90k is just a test bed to see what will and won’t work and to play with and see how perceptilabs works. From some reading on how similar prebuilts were made 600k seems the average and something to aim for but im not gonna wait a month just to test something till I know everything is going in the right direction.

Im still in the process of just getting PL off the ground with my own data so I haven’t gotten that far to properly answer you, Im still learning here . But from playing with prebuilts both are a problem and the one that did document their weighting it does help. It will never be 100% but I can get close the problem im trying to solve is a volume one not an automation one. It’s just to be a bot as a set of eyes that sifts content and says “hey look at this” not make moderation decisions so I can afford to have a large margin of error with no penalties all it has to do is be more right than wrong for now. I also try to get the predictor to deal in absolutes where in order to throw up a flag NSFW has to be greater than a neutral class and hit above an 80% threshold (adjustable) which may or may not be a good approach but made sense at the time to have it not give out maybes/halfsies.

@RBR
Using a threshold on how confident the model is on the answer sounds like a good approach :slight_smile:
I believe a ROC curve does something similar where you can see what effects different thresholds has on your models predictions.
You might also want to look at the Recall of your model besides the Accuracy, as a measurement of how many NSFW images it actually finds (although it does not take false positives into account).
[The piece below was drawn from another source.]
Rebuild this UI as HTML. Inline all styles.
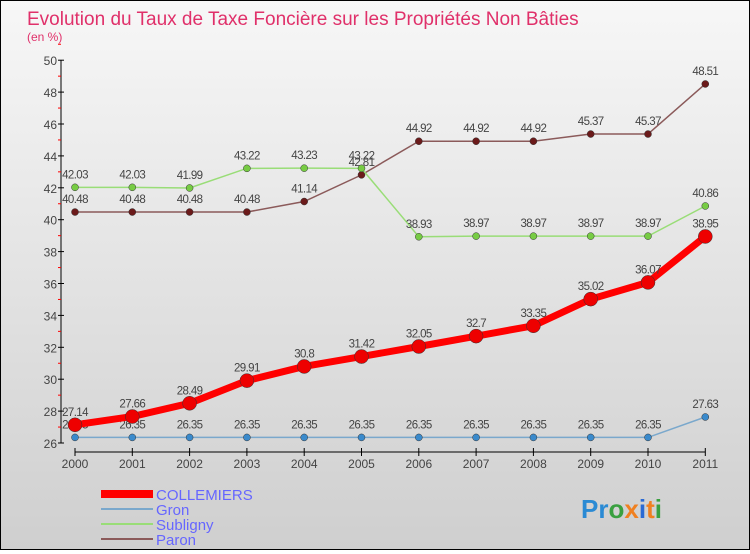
<!DOCTYPE html>
<html><head><meta charset="utf-8"><style>
body{margin:0;width:750px;height:550px;overflow:hidden;font-family:"Liberation Sans",sans-serif}
#c{position:relative;width:748px;height:548px;border:1px solid #000;background:linear-gradient(#f7f7f7,#cfcfcf)}
</style></head><body>
<div id="c">
<svg id="s" width="748" height="548" xmlns="http://www.w3.org/2000/svg">
<text x="26" y="24" font-size="19" fill="#e0306a">Evolution du Taux de Taxe Foncière sur les Propriétés Non Bâties</text>
<text x="26" y="40" font-size="12" fill="#e0306a">(en %)</text>
<g id="axes"></g><g id="plot"></g>
<g>
<rect x="100" y="489" width="52" height="8" fill="#ff0000"/>
<text x="155" y="499" font-size="15" fill="#6666ff">COLLEMIERS</text>
<rect x="100" y="507" width="52" height="2" fill="#7aa8cc"/>
<text x="155" y="514" font-size="15" fill="#6666ff">Gron</text>
<rect x="100" y="522" width="52" height="2" fill="#99dd77"/>
<text x="155" y="529" font-size="15" fill="#6666ff">Subligny</text>
<rect x="100" y="537" width="52" height="2" fill="#8b5a5a"/>
<text x="155" y="544" font-size="15" fill="#6666ff">Paron</text>
</g>
<text x="580" y="517" font-size="26" font-weight="bold"><tspan fill="#2a8ad4">Pr</tspan><tspan fill="#3aa040">o</tspan><tspan fill="#f08020">x</tspan><tspan fill="#2a6ad4">i</tspan><tspan fill="#f08020">t</tspan><tspan fill="#3aa040">i</tspan></text>
</svg></div>
<script>
const years=[2000,2001,2002,2003,2004,2005,2006,2007,2008,2009,2010,2011];
const yTicks=[26,28,30,32,34,36,38,40,42,44,46,48,50];
const collemiers=[27.14,27.66,28.49,29.91,30.8,31.42,32.05,32.7,33.35,35.02,36.07,38.95];
const gron=[26.35,26.35,26.35,26.35,26.35,26.35,26.35,26.35,26.35,26.35,26.35,27.63];
const subligny=[42.03,42.03,41.99,43.22,43.23,43.22,38.93,38.97,38.97,38.97,38.97,40.86];
const paron=[40.48,40.48,40.48,40.48,41.14,42.81,44.92,44.92,44.92,45.37,45.37,48.51];
const NS="http://www.w3.org/2000/svg";
const X=i=>74+i*57.3, Y=v=>442-(v-26)*15.95;
function mk(t,a,p){const e=document.createElementNS(NS,t);for(const k in a)e.setAttribute(k,a[k]);p.appendChild(e);return e;}
const ax=document.getElementById('axes'),pl=document.getElementById('plot');
const yl=mk('line',{x1:60,y1:Y(50),x2:60,y2:Y(26),stroke:'#000'},ax);


yTicks.forEach(v=>{
 const t=mk('line',{x1:57,x2:63,y1:Y(v),y2:Y(v),stroke:'#000'},ax);
 
 
 const m=mk('line',{x1:57,x2:60,y1:Y(v+1),y2:Y(v+1),stroke:'#f00'},ax);
 
 
 const l=mk('text',{x:56,y:Y(v)+5,'text-anchor':'end','font-size':12,fill:'#444'},ax);l.textContent=v;
 
 
});
const xl=mk('line',{x1:X(0),y1:451,x2:X(11),y2:451,stroke:'#000'},ax);


years.forEach((y,i)=>{
 const t=mk('line',{x1:X(i),x2:X(i),y1:447,y2:455,stroke:'#000'},ax);
 
 
 const l=mk('text',{x:X(i),y:467,'text-anchor':'middle','font-size':12,fill:'#444'},ax);l.textContent=y;
 
 
});
function series(name,d,col,dot,w,r){
 const g=mk('g',{},pl);
 
 
 const p=mk('polyline',{points:d.map((v,i)=>X(i)+','+Y(v)).join(' '),fill:'none',stroke:col,'stroke-width':w},g);
 
 
 d.forEach((v,i)=>{
  const c=mk('circle',{cx:X(i),cy:Y(v),r:r,fill:dot,stroke:'#333','stroke-width':0.5},g);
  
  
  const l=mk('text',{x:X(i),y:Y(v)-9,'text-anchor':'middle','font-size':11.5,fill:'#444','letter-spacing':'-0.6'},g);
  l.textContent=String(v);
  
  
 });
}
series('paron',paron,'#8b5a5a','#6b1a1a',1.5,3.5);
series('subligny',subligny,'#99dd77','#77cc44',1.5,3.5);
series('gron',gron,'#7aa8cc','#3a8acc',1.5,3.5);
series('collemiers',collemiers,'#ff0000','#ee0000',7,7);
</script>
</body></html>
This feature might be of interest for you as well: https://perceptilabs.canny.io/feature-requests/p/dont-stop-the-data-loading-in-case-of-errors

@RBR

not sure how they originally got in the directories but I know how I got here

oh yeah, been there! Reminds me of a wonderful bug in a piece of cleansing code I wrote once: try debugging the main code when you’ve already persuaded yourself the data is necessarily good!

On the upside - that does in fact show a side benefit of driving PL with CSV (maybe something for a tips-n-tricks section hereabouts?) - by using Excel autofilter one can very quickly scan columns for anomalous entries

NSFW has to be greater than a neutral class and hit above an 80% threshold (adjustable)

Got it; use the model to give you a heads-up - makes sense :slight_smile:

Let us know how it goes - I think it’s an interestingly challenging classification task and what you learn by doing could save someone else a lot of effort.